### What to work on
Repeat all of the material below exactly as written, images excluded.

### Collected data

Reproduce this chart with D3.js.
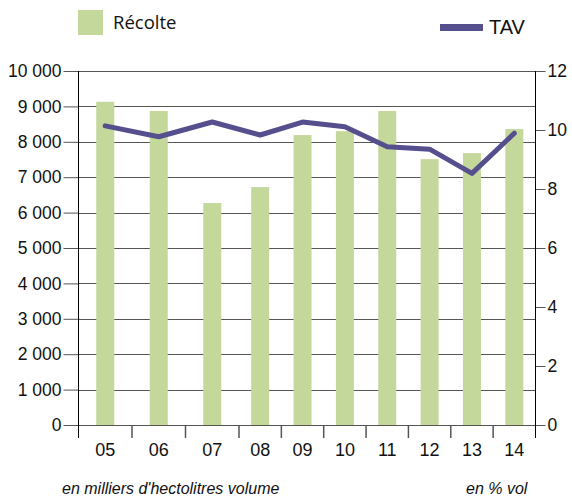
<!DOCTYPE html>
<html>
<head>
<meta charset="utf-8">
<script src="https://cdn.jsdelivr.net/npm/d3@7"></script>
<style>
  body { margin: 0; background: #fff; }
  svg { display: block; }
</style>
</head>
<body>
<svg id="chart" width="572" height="499"></svg>
<script>
// years, harvest (thousand hl) and TAV (% vol)
var years = ['05', '06', '07', '08', '09', '10', '11', '12', '13', '14']
var recolte = [9130, 8870, 6270, 6720, 8190, 8300, 8870, 7510, 7680, 8360]
var tav = [10.14, 9.77, 10.27, 9.83, 10.27, 10.11, 9.43, 9.35, 8.53, 9.89]
var leftTicks = [0, 1000, 2000, 3000, 4000, 5000, 6000, 7000, 8000, 9000, 10000]
var rightTicks = [0, 2, 4, 6, 8, 10, 12]

var svg = d3.select('#chart')
var plotLeft = 78.5, plotRight = 535.5, plotTop = 71, plotBottom = 425

// the original is pasted from two pieces: 05-07 are wider than 08-14
var x = d3.scaleLinear().domain([0, 3, 10]).range([plotLeft, 239, plotRight])
var y = d3.scaleLinear().domain([0, 10000]).range([plotBottom, plotTop])
var y2 = d3.scaleLinear().domain([0, 12]).range([plotBottom, plotTop])

var green = '#c4d89c', purple = '#564f8e'
var font = 'Liberation Sans, Arial, sans-serif'

// gridlines
svg.append('g')
  .selectAll('line')
  .data(leftTicks)
  .enter().append('line')
  .attr('x1', plotLeft)
  .attr('x2', plotRight)
  .attr('y1', function(d) { return Math.round(y(d)) + 0.5 })
  .attr('y2', function(d) { return Math.round(y(d)) + 0.5 })
  .attr('stroke', '#555')
  .attr('stroke-width', 1.2)

// bars
svg.append('g')
  .selectAll('rect')
  .data(recolte)
  .enter().append('rect')
  .attr('x', function(d, i) { return x(i + 0.5) - 9 })
  .attr('width', 18)
  .attr('y', function(d) { return y(d) })
  .attr('height', function(d) { return y(0) - y(d) })
  .attr('fill', green)

// line
svg.append('path')
  .datum(tav)
  .attr('fill', 'none')
  .attr('stroke', purple)
  .attr('stroke-width', 5)
  .attr('stroke-linejoin', 'round')
  .attr('stroke-linecap', 'round')
  .attr('d', d3.line()
    .x(function(d, i) { return x(i + 0.5) })
    .y(function(d) { return y2(d) }))

// left axis
var gl = svg.append('g').attr('transform', 'translate(' + plotLeft + ',0)')
gl.call(d3.axisLeft(y).tickValues(leftTicks).tickSize(15).tickPadding(2)
  .tickFormat(function(d) { return d3.format(',')(d).replace(',', ' ') }))
gl.select('.domain').remove()
gl.append('line').attr('y1', plotTop).attr('y2', 438).attr('stroke', '#000')
gl.selectAll('.tick line').attr('stroke', '#555')
gl.selectAll('text').attr('font-family', font).attr('font-size', 17.5).attr('fill', '#111')

// right axis
var gr = svg.append('g').attr('transform', 'translate(' + plotRight + ',0)')
gr.call(d3.axisRight(y2).tickValues(rightTicks).tickSize(10).tickPadding(2))
gr.select('.domain').remove()
gr.append('line').attr('y1', plotTop).attr('y2', 438).attr('stroke', '#000')
gr.selectAll('.tick line').attr('stroke', '#555')
gr.selectAll('text').attr('font-family', font).attr('font-size', 17.5).attr('fill', '#111')

// bottom ticks and year labels
var gb = svg.append('g')
gb.selectAll('line')
  .data(d3.range(1, years.length))
  .enter().append('line')
  .attr('x1', function(d) { return x(d) })
  .attr('x2', function(d) { return x(d) })
  .attr('y1', plotBottom)
  .attr('y2', 438)
  .attr('stroke', '#555')
  .attr('stroke-width', 1.5)
gb.selectAll('text')
  .data(years)
  .enter().append('text')
  .attr('x', function(d, i) { return x(i + 0.5) })
  .attr('y', 456)
  .attr('text-anchor', 'middle')
  .attr('font-family', font)
  .attr('font-size', 18)
  .attr('fill', '#111')
  .text(function(d) { return d })

// legend
svg.append('rect').attr('x', 78).attr('y', 10).attr('width', 25).attr('height', 25).attr('fill', green)
svg.append('text').attr('x', 113).attr('y', 29)
  .attr('font-family', 'Open Sans, sans-serif').attr('font-size', 18.5).attr('fill', '#111')
  .text('Récolte')
svg.append('line').attr('x1', 440).attr('x2', 483).attr('y1', 27.5).attr('y2', 27.5)
  .attr('stroke', purple).attr('stroke-width', 7)
svg.append('text').attr('x', 489).attr('y', 34)
  .attr('font-family', font).attr('font-size', 20).attr('fill', '#111')
  .text('TAV')

// units
svg.append('text').attr('x', 62).attr('y', 494)
  .attr('font-family', font).attr('font-size', 16).attr('font-style', 'italic').attr('fill', '#111')
  .text("en milliers d'hectolitres volume")
svg.append('text').attr('x', 466).attr('y', 494)
  .attr('font-family', font).attr('font-size', 16).attr('font-style', 'italic').attr('fill', '#111')
  .text('en % vol')
</script>
</body>
</html>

### Response below
Reproduce this chart with D3.js.
<!DOCTYPE html>
<html>
<head>
<meta charset="utf-8">
<script src="https://cdn.jsdelivr.net/npm/d3@7"></script>
<style>
  body { margin: 0; background: #fff; }
  svg { display: block; }
</style>
</head>
<body>
<svg id="chart" width="572" height="499"></svg>
<script>
// years, harvest (thousand hl) and TAV (% vol)
var years = ['05', '06', '07', '08', '09', '10', '11', '12', '13', '14']
var recolte = [9130, 8870, 6270, 6720, 8190, 8300, 8870, 7510, 7680, 8360]
var tav = [10.14, 9.77, 10.27, 9.83, 10.27, 10.11, 9.43, 9.35, 8.53, 9.89]
var leftTicks = [0, 1000, 2000, 3000, 4000, 5000, 6000, 7000, 8000, 9000, 10000]
var rightTicks = [0, 2, 4, 6, 8, 10, 12]

var svg = d3.select('#chart')
var plotLeft = 78.5, plotRight = 535.5, plotTop = 71, plotBottom = 425

// the original is pasted from two pieces: 05-07 are wider than 08-14
var x = d3.scaleLinear().domain([0, 3, 10]).range([plotLeft, 239, plotRight])
var y = d3.scaleLinear().domain([0, 10000]).range([plotBottom, plotTop])
var y2 = d3.scaleLinear().domain([0, 12]).range([plotBottom, plotTop])

var green = '#c4d89c', purple = '#564f8e'
var font = 'Liberation Sans, Arial, sans-serif'

// gridlines
svg.append('g')
  .selectAll('line')
  .data(leftTicks)
  .enter().append('line')
  .attr('x1', plotLeft)
  .attr('x2', plotRight)
  .attr('y1', function(d) { return Math.round(y(d)) + 0.5 })
  .attr('y2', function(d) { return Math.round(y(d)) + 0.5 })
  .attr('stroke', '#555')
  .attr('stroke-width', 1.2)

// bars
svg.append('g')
  .selectAll('rect')
  .data(recolte)
  .enter().append('rect')
  .attr('x', function(d, i) { return x(i + 0.5) - 9 })
  .attr('width', 18)
  .attr('y', function(d) { return y(d) })
  .attr('height', function(d) { return y(0) - y(d) })
  .attr('fill', green)

// line
svg.append('path')
  .datum(tav)
  .attr('fill', 'none')
  .attr('stroke', purple)
  .attr('stroke-width', 5)
  .attr('stroke-linejoin', 'round')
  .attr('stroke-linecap', 'round')
  .attr('d', d3.line()
    .x(function(d, i) { return x(i + 0.5) })
    .y(function(d) { return y2(d) }))

// left axis
var gl = svg.append('g').attr('transform', 'translate(' + plotLeft + ',0)')
gl.call(d3.axisLeft(y).tickValues(leftTicks).tickSize(15).tickPadding(2)
  .tickFormat(function(d) { return d3.format(',')(d).replace(',', ' ') }))
gl.select('.domain').remove()
gl.append('line').attr('y1', plotTop).attr('y2', 438).attr('stroke', '#000')
gl.selectAll('.tick line').attr('stroke', '#555')
gl.selectAll('text').attr('font-family', font).attr('font-size', 17.5).attr('fill', '#111')

// right axis
var gr = svg.append('g').attr('transform', 'translate(' + plotRight + ',0)')
gr.call(d3.axisRight(y2).tickValues(rightTicks).tickSize(10).tickPadding(2))
gr.select('.domain').remove()
gr.append('line').attr('y1', plotTop).attr('y2', 438).attr('stroke', '#000')
gr.selectAll('.tick line').attr('stroke', '#555')
gr.selectAll('text').attr('font-family', font).attr('font-size', 17.5).attr('fill', '#111')

// bottom ticks and year labels
var gb = svg.append('g')
gb.selectAll('line')
  .data(d3.range(1, years.length))
  .enter().append('line')
  .attr('x1', function(d) { return x(d) })
  .attr('x2', function(d) { return x(d) })
  .attr('y1', plotBottom)
  .attr('y2', 438)
  .attr('stroke', '#555')
  .attr('stroke-width', 1.5)
gb.selectAll('text')
  .data(years)
  .enter().append('text')
  .attr('x', function(d, i) { return x(i + 0.5) })
  .attr('y', 456)
  .attr('text-anchor', 'middle')
  .attr('font-family', font)
  .attr('font-size', 18)
  .attr('fill', '#111')
  .text(function(d) { return d })

// legend
svg.append('rect').attr('x', 78).attr('y', 10).attr('width', 25).attr('height', 25).attr('fill', green)
svg.append('text').attr('x', 113).attr('y', 29)
  .attr('font-family', 'Open Sans, sans-serif').attr('font-size', 18.5).attr('fill', '#111')
  .text('Récolte')
svg.append('line').attr('x1', 440).attr('x2', 483).attr('y1', 27.5).attr('y2', 27.5)
  .attr('stroke', purple).attr('stroke-width', 7)
svg.append('text').attr('x', 489).attr('y', 34)
  .attr('font-family', font).attr('font-size', 20).attr('fill', '#111')
  .text('TAV')

// units
svg.append('text').attr('x', 62).attr('y', 494)
  .attr('font-family', font).attr('font-size', 16).attr('font-style', 'italic').attr('fill', '#111')
  .text("en milliers d'hectolitres volume")
svg.append('text').attr('x', 466).attr('y', 494)
  .attr('font-family', font).attr('font-size', 16).attr('font-style', 'italic').attr('fill', '#111')
  .text('en % vol')
</script>
</body>
</html>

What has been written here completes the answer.